A fotografia da fala minúscula de Bolsonaro no Alvorada é reveladora. Fora os óbvios generais palacianos e o chefe da Casa Civil, Ciro Nogueira, os outros que cercavam o presidente derrotado eram praticamente todos desconhecidos, caras novas de um Ministério fraquíssimo já antes da eleição. Houve um destes, postado logo atrás do orador, que de tanto fazer careta virou meme. Mas o mais revelador foi o semblante do Braga Netto, o ex-candidato a vice derrotado junto com Bolsonaro. Atônito, olhar no vazio, senho fechado, não escondia o desgosto de quem perdeu uma bocona que iria durar quatro anos.

Imagem fala 2

Durante mais de uma hora na tarde de terça-feira, as TVs de notícias a cabo transmitiram a imagem do púlpito onde Bolsonaro faria o seu discurso 48 horas depois da derrota. Ao fundo, um espelho refletia os jornalistas que aguardavam sem imaginar que presenciariam o mais pífio discurso da História da República. Via-se também um grupo grande de assessores palacianos que faziam… nada. Exatamente nada. Eram 15 homens e duas mulheres conversando em rodinhas, se mexendo de lá para cá, sem fazer qualquer coisa. Fora uma mulher de paletozinho azul, que ajudava os jornalistas a fixarem seus microfones no pedestal, os outros compunham aquele seleto grupo de assessores de p* nenhuma, conhecidos pelo carinhoso apelido de “aspones”.

Sentando com Lula

Essa turma do Centrão não rasga dinheiro.
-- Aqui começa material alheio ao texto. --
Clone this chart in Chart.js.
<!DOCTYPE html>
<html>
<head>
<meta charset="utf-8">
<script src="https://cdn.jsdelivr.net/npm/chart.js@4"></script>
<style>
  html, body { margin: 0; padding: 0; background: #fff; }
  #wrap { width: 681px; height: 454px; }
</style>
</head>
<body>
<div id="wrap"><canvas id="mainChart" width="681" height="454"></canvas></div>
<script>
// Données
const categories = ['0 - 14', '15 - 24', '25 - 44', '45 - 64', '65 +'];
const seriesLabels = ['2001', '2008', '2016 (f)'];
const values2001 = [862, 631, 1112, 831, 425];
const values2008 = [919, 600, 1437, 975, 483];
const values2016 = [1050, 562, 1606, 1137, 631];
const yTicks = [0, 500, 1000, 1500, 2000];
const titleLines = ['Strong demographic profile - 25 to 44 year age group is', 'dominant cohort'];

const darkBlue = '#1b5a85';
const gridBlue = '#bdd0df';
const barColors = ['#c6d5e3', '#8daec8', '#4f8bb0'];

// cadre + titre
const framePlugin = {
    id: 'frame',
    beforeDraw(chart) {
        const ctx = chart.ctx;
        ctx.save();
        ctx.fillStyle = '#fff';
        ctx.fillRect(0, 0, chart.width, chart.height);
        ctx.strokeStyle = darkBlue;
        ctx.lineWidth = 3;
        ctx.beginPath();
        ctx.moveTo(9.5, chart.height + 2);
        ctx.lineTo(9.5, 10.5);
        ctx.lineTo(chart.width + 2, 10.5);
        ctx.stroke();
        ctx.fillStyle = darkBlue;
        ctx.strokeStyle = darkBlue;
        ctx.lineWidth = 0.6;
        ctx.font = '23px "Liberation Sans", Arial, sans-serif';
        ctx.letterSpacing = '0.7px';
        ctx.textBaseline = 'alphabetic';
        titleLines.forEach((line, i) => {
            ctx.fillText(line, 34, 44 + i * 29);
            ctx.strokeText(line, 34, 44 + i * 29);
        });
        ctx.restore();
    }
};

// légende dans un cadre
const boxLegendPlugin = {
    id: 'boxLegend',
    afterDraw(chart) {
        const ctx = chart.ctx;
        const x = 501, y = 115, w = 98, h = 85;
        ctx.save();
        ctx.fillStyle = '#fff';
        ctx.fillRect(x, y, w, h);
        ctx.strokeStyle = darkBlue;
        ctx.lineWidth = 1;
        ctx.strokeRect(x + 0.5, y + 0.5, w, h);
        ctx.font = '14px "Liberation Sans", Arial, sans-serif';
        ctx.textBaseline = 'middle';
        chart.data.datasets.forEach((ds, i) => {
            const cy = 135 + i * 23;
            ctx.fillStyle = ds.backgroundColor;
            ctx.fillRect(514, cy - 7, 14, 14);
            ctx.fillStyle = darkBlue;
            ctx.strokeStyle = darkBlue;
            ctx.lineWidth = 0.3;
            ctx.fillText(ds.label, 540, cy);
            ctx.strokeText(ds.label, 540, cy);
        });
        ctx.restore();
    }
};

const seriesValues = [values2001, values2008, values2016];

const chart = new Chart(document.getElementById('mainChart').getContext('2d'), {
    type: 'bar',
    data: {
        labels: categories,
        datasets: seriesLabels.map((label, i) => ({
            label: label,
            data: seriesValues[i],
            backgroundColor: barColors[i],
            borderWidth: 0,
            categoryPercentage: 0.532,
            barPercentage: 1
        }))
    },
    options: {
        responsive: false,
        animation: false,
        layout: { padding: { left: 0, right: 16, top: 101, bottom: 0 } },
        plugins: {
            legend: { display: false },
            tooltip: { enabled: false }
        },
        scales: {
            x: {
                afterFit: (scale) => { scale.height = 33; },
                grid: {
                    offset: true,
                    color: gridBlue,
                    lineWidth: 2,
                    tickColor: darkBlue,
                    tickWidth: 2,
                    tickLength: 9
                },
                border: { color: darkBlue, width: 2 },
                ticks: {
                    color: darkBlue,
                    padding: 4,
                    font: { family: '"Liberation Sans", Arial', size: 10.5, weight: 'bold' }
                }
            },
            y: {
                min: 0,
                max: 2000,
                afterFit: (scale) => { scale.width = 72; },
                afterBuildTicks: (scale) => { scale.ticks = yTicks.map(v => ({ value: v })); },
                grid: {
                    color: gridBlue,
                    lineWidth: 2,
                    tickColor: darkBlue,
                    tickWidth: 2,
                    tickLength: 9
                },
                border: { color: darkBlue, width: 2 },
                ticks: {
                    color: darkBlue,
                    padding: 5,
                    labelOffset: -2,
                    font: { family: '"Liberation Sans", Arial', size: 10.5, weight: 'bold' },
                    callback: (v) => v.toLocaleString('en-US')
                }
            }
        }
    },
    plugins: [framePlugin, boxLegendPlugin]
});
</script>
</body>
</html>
Antes mesmo do domingo eleitoral terminar, Lula já havia recebido pelo menos meia dúzia de telefonemas de próceres da aglomeração suprapartidária que sempre apoia quem tem a chave do cofre. Na segunda, os contatos se multiplicaram e depois do discurso minúsculo de Bolsonaro, na terça-feira, a avalanche começou.

Uma semana

Em uma semana, Lula já governou mais e fez mais política do que Bolsonaro em quatro anos.

Generais

Nenhum dos generais que contribuíram para fomentar o espírito golpista de Bolsonaro, que apoiaram seus ataques às urnas, que fingiram não ver suas ameaças à democracia e às instituições, poderá na reserva descansar com a dignidade de um Leônidas Pires Gonçalves, que por anos caminhou no calçadão do Leblon com a cabeça erguida de um democrata. Avalista do primeiro governo civil depois da ditadura, Leônidas deu exemplo para a caserna. Exemplo que alguns generais bolsonaristas não entenderam.

Xandão, o Grande

O Brasil deveria agradecer fortemente ao ministro Alexandre de Moraes por seguir sendo uma nação democrática. Uma estátua sua deveria ser erigida em cada uma das capitais brasileiras. Mesmo que isso não ocorra agora, no futuro ocorrerá. A História não esquecerá.

Pazuello

O general da reserva Eduardo Pazuello foi eleito deputado federal, e não senador como dito aqui equivocadamente na semana passada. Ele terá um mandato de apenas quatro anos e não de oito, para a sorte do Rio.